During this two-day 450-mile jaunt the high quality finish and lavish equipment of the new VW was ever a pleasant accompaniment to the feather-light steering and gear-change. Press-button minor controls, internal pull-out door handles with locks incorporated, door pockets, paint finish, front seat-back and concealed boot-lid locks and so on live up to the standards for which Wolfsburg is famous. Visibility is excellent, the running quiet and comfortable, cornering improved, heating and demisting very effective. The big seats make for lack of fatigue and the new black-finished facia sill offsets a beautifully appointed car.

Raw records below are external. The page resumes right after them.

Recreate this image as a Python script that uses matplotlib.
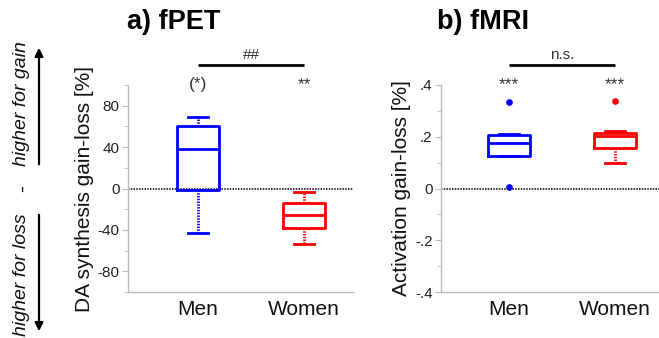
import matplotlib
matplotlib.use("Agg")
import matplotlib.pyplot as plt
from matplotlib.patches import FancyArrowPatch

plt.rcParams['font.family'] = ['Liberation Sans', 'DejaVu Sans']

# ---- data ----
groups = ["Men", "Women"]
colors = ["#0000ff", "#ff0000"]

# panel a: fPET (DA synthesis gain-loss [%])
pet_whislo = [-43, -54]
pet_q1 = [-1, -38]
pet_med = [38.5, -25.6]
pet_q3 = [60, -14]
pet_whishi = [69.5, -3.5]
pet_fliers = [[], []]
pet_stars = ["(*)", "**"]
pet_between = "##"
pet_ticks = [-80, -40, 0, 40, 80]
pet_ticklabels = ["-80", "-40", "0", "40", "80"]

# panel b: fMRI (Activation gain-loss [%])
mri_whislo = [0.125, 0.097]
mri_q1 = [0.125, 0.155]
mri_med = [0.174, 0.203]
mri_q3 = [0.205, 0.215]
mri_whishi = [0.212, 0.221]
mri_fliers = [[0.335, 0.004], [0.34]]
mri_stars = ["***", "***"]
mri_between = "n.s."
mri_ticks = [-0.4, -0.2, 0, 0.2, 0.4]
mri_ticklabels = ["-.4", "-.2", "0", ".2", ".4"]

W, H = 659, 338
fig = plt.figure(figsize=(W / 100, H / 100), dpi=100)


def make_axes(left_px, xlim):
    ax = fig.add_axes([left_px / W, (H - 292) / H, 225 / W, (292 - 85) / H])
    ax.set_xlim(*xlim)
    return ax


def draw_panel(ax, whislo, q1, med, q3, whishi, fliers, ylim, ticks, ticklabels,
               minor, ylabel, stars, between, title, title_x):
    stats = []
    for i in range(len(groups)):
        stats.append(dict(whislo=whislo[i], q1=q1[i], med=med[i], q3=q3[i],
                          whishi=whishi[i], fliers=fliers[i], label=groups[i]))
    for i, st in enumerate(stats):
        c = colors[i]
        ax.bxp([st], positions=[i + 1], widths=0.4, showfliers=True,
               boxprops=dict(color=c, lw=2.0),
               medianprops=dict(color=c, lw=2.0),
               whiskerprops=dict(color=c, lw=2.0, linestyle=(0, (0.5, 0.5))),
               capprops=dict(color=c, lw=2.0),
               capwidths=0.19,
               flierprops=dict(marker='o', markerfacecolor=c, markeredgecolor=c,
                               markersize=3.8, linestyle='none'),
               manage_ticks=False, zorder=3)
    ax.axhline(0, color='black', lw=1.1, linestyle=(0, (1, 0.8)), zorder=2)
    ax.set_ylim(*ylim)
    ax.set_yticks(ticks)
    ax.set_yticklabels(ticklabels)
    ax.set_yticks(minor, minor=True)
    ax.set_xticks([1, 2])
    ax.set_xticklabels(groups)
    for s in ['top', 'right']:
        ax.spines[s].set_visible(False)
    for s in ['left', 'bottom']:
        ax.spines[s].set_color('#bbbbbb')
        ax.spines[s].set_linewidth(1.0)
    ax.tick_params(axis='y', which='major', length=4, color='#bbbbbb',
                   labelsize=11, labelcolor='#222222', pad=2)
    ax.tick_params(axis='y', which='minor', length=3, color='#bbbbbb')
    ax.tick_params(axis='x', length=0, labelsize=15, labelcolor='#111111', pad=6)
    ax.set_ylabel(ylabel, fontsize=15, color='#111111', labelpad=3)
    yr = ylim[1] - ylim[0]
    for i, s in enumerate(stars):
        ax.text(i + 1, ylim[1] + yr * 0.0, s, ha='center', va='center',
                fontsize=12.5, color='#333333', clip_on=False)
    ax.plot([1, 2], [ylim[1] + yr * 0.097, ylim[1] + yr * 0.097], color='black',
            lw=2.0, clip_on=False, solid_capstyle='butt')
    ax.text(1.5, ylim[1] + yr * 0.145, between, ha='center', va='center',
            fontsize=11, color='#333333', clip_on=False)
    fig.text(title_x / W, 1 - 22 / H, title, ha='left', va='center',
             fontsize=19.5, fontweight='bold')


ax1 = make_axes(128, (0.34, 2.46))
draw_panel(ax1, pet_whislo, pet_q1, pet_med, pet_q3, pet_whishi, pet_fliers,
           (-100, 100), pet_ticks, pet_ticklabels, [-100, -60, -20, 20, 60, 100],
           "DA synthesis gain-loss [%]", pet_stars, pet_between, "a) fPET", 127)

ax2 = make_axes(441, (0.358, 2.48))
draw_panel(ax2, mri_whislo, mri_q1, mri_med, mri_q3, mri_whishi, mri_fliers,
           (-0.4, 0.4), mri_ticks, mri_ticklabels, [-0.3, -0.1, 0.1, 0.3],
           "Activation gain-loss [%]", mri_stars, mri_between, "b) fMRI", 437)

# left direction annotation
fig.text(22 / W, 1 - 104 / H, "higher for gain", rotation=90, ha='center',
         va='center', fontsize=14, style='italic', color='#111111')
fig.text(22 / W, 1 - 275 / H, "higher for loss", rotation=90, ha='center',
         va='center', fontsize=14, style='italic', color='#111111')
fig.text(22 / W, 1 - 189 / H, "-", rotation=90, ha='center', va='center',
         fontsize=15, color='#111111')
fig.add_artist(FancyArrowPatch((39 / W, 1 - 167 / H), (39 / W, 1 - 45 / H),
                               transform=fig.transFigure, arrowstyle='-|>',
                               mutation_scale=12, lw=1.6, color='black'))
fig.add_artist(FancyArrowPatch((39 / W, 1 - 212 / H), (39 / W, 1 - 334 / H),
                               transform=fig.transFigure, arrowstyle='-|>',
                               mutation_scale=12, lw=1.6, color='black'))

fig.savefig("out.png", dpi=100)
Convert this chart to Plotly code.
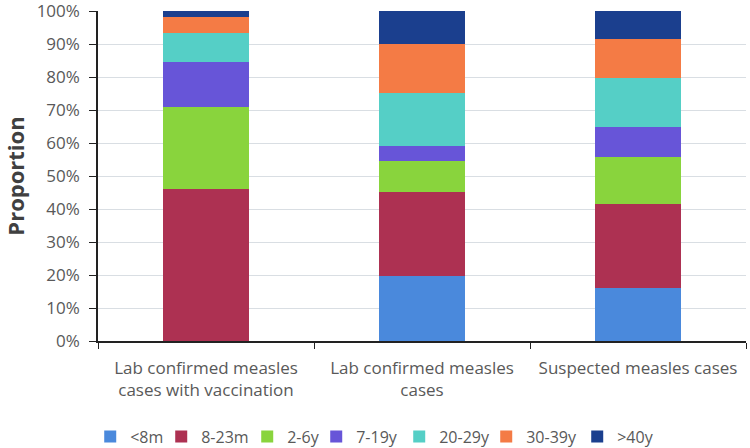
import plotly.graph_objects as go

# categories on the x axis (two-line labels)
categories = [
    "Lab confirmed measles<br>cases with vaccination",
    "Lab confirmed measles<br>cases",
    "Suspected measles cases",
]

# age groups, stacked bottom to top
age_groups = ["<8m", "8-23m", "2-6y", "7-19y", "20-29y", "30-39y", ">40y"]

# proportion (%) per age group, one value per category
lt_8m = [0.0, 19.6, 16.0]
m8_23 = [46.2, 25.6, 25.6]
y2_6 = [24.6, 9.3, 14.3]
y7_19 = [13.7, 4.6, 8.9]
y20_29 = [8.8, 16.1, 14.9]
y30_39 = [4.9, 14.9, 11.7]
gt_40y = [1.8, 9.9, 8.6]

series = [lt_8m, m8_23, y2_6, y7_19, y20_29, y30_39, gt_40y]
colors = ["#4A89DC", "#AD3152", "#89D43D", "#6755D8", "#55CFC6", "#F47B45", "#1B3F8E"]
# legend slot widths so the entries sit a bit tighter, like the original
legend_widths = [26, 41, 24, 38, 42, 46, 36]

y_ticks = list(range(0, 101, 10))
y_tick_labels = [f"{v}%" for v in y_ticks]

fig = go.Figure()
for name, vals, col, lw in zip(age_groups, series, colors, legend_widths):
    fig.add_trace(go.Bar(
        x=categories,
        y=vals,
        name=name,
        legendwidth=lw,
        marker=dict(color=col, line=dict(width=0)),
    ))

fig.update_layout(
    barmode="stack",
    bargap=0.6,
    width=750,
    height=448,
    margin=dict(l=98, r=4, t=11, b=107, autoexpand=False),
    plot_bgcolor="white",
    paper_bgcolor="white",
    font=dict(family="Open Sans", size=17, color="#595959"),
    legend=dict(
        orientation="h",
        x=-0.012,
        xanchor="left",
        y=-0.29,
        yanchor="middle",
        itemwidth=30,
        font=dict(size=16, color="#595959"),
        traceorder="normal",
    ),
)

fig.update_xaxes(
    showline=True,
    linecolor="#222222",
    linewidth=1.5,
    ticks="outside",
    tickson="boundaries",
    ticklen=6,
    tickcolor="#222222",
    ticklabelstandoff=11,
    ticklabeloverflow="allow",
    automargin=False,
    tickfont=dict(size=17, color="#595959"),
)

fig.update_yaxes(
    range=[0, 100],
    tickvals=y_ticks,
    ticktext=y_tick_labels,
    showgrid=True,
    gridcolor="#D9DEE3",
    gridwidth=1,
    showline=True,
    linecolor="#222222",
    linewidth=1.5,
    ticks="outside",
    ticklen=7,
    tickcolor="#222222",
    ticklabelstandoff=6,
    ticklabeloverflow="allow",
    automargin=False,
    tickfont=dict(size=17, color="#595959"),
    title=dict(text="<b>Proportion</b>", font=dict(size=22, color="#404040"), standoff=6),
)

# page body has a default 8px margin; drop it so the figure sits at 0,0
fig.write_html(
    "out.html",
    config={"displayModeBar": False},
    post_script="document.body.style.margin='0';",
)
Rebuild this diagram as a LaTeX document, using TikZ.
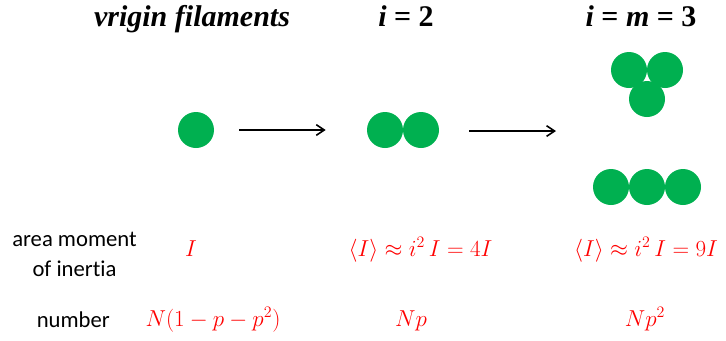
\documentclass[tikz,border=0pt]{standalone}
\usepackage{fontspec}
\setmainfont{Liberation Serif}
\newfontfamily\labelfont[Ligatures=NoCommon]{Carlito}
\usetikzlibrary{arrows.meta, positioning, calc}
\definecolor{filgreen}{RGB}{0,176,80}
\tikzset{
    fil/.style = {circle, fill=filgreen, inner sep=0pt, minimum size=27pt},
    arr/.style = {-{Straight Barb[length=6pt, width=8pt]}, line width=1.2pt},
    ttl/.style = {font=\fontsize{22.5}{26}\selectfont\bfseries, anchor=base, inner sep=0pt},
    lbl/.style = {font=\labelfont\fontsize{17}{22.5}\selectfont, align=center, anchor=base, inner sep=0pt},
    val/.style = {text=red, font=\fontsize{16.5}{20}\selectfont, anchor=base, inner sep=0pt}
}
\begin{document}
\begin{tikzpicture}[x=0.75pt, y=-0.75pt]
\useasboundingbox (0,0) rectangle (726,340);
% Titles
\node[ttl] (t1) at (192, 26.7) {\itshape vrigin filaments};
\node[ttl] (t2) at (406, 26.7) {\itshape i\upshape{} = 2};
\node[ttl] (t3) at (641, 26.7) {\itshape i\upshape{} = \itshape m\upshape{} = 3};

% Filaments
\node[fil] (f1) at (196, 130) {};
\node[fil] (f2a) at (385, 130) {};
\node[fil] (f2b) at (421, 130) {};

% Bundle of three: triangle
\node[fil] (tra) at (629, 70) {};
\node[fil] (trb) at (665, 70) {};
\node[fil] (trc) at (647, 99) {};

% Bundle of three: row
\node[fil] (ra) at (611, 187) {};
\node[fil] (rb) at (647, 187) {};
\node[fil] (rc) at (683, 187) {};

% Growth arrows
\coordinate (m3in) at (556, 131);
\draw[arr, shorten <=18.75pt, shorten >=30.75pt] (f1) -- (f2a);
\draw[arr, shorten <=22.5pt] (f2b.east |- m3in) -- (m3in);

% Row labels
\node[lbl] (lmom) at (74.5, 276.7) {area moment\\of inertia};
\node[lbl] (lnum) at (73.3, 327) {number};

% Area moment of inertia
\node[val] (i1) at (191, 256) {$I$};
\node[val] (i2) at (420.5, 256) {$\langle I\rangle \approx i^2\, I = 4I$};
\node[val] (i3) at (646, 256) {$\langle I\rangle \approx i^2\, I = 9I$};

% Number
\node[val] (n1) at (213, 326) {$N(1-p-p^2)$};
\node[val] (n2) at (411, 326) {$Np$};
\node[val] (n3) at (645, 326) {$Np^2$};
\end{tikzpicture}
\end{document}
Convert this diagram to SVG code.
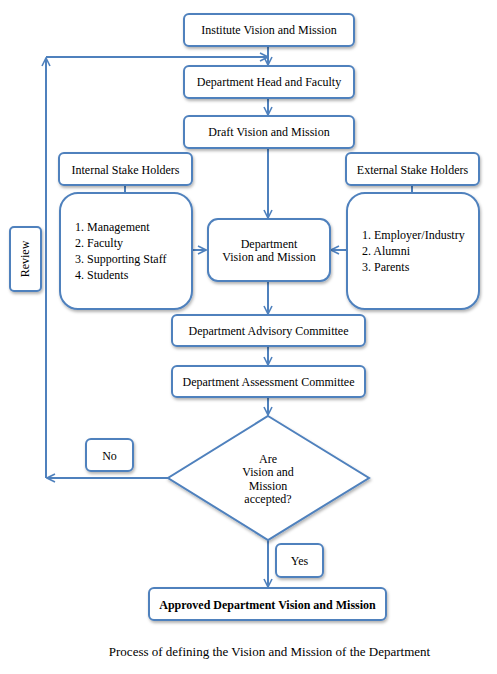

The back luggage compartment is shallow but “never-endingly” deep; the front luggage boot quite adequate but the cubby-hole is disappointingly shallow. Outwardly the car is unobtrusive but quietly exciting. In spite of its price of over £1,000 in England, VW enthusiasts will surely form queues….
This initial experience of one of the most eagerly-awaited new models of recent times was not quite trouble-free, for we were delayed by a faulty front bonnet catch and the clutch thrust race became noisy, so that fuel consumption and performance figures had to go by the board. But we look forward to doing a full test of a r.h.d. VW 1500 as soon as possible.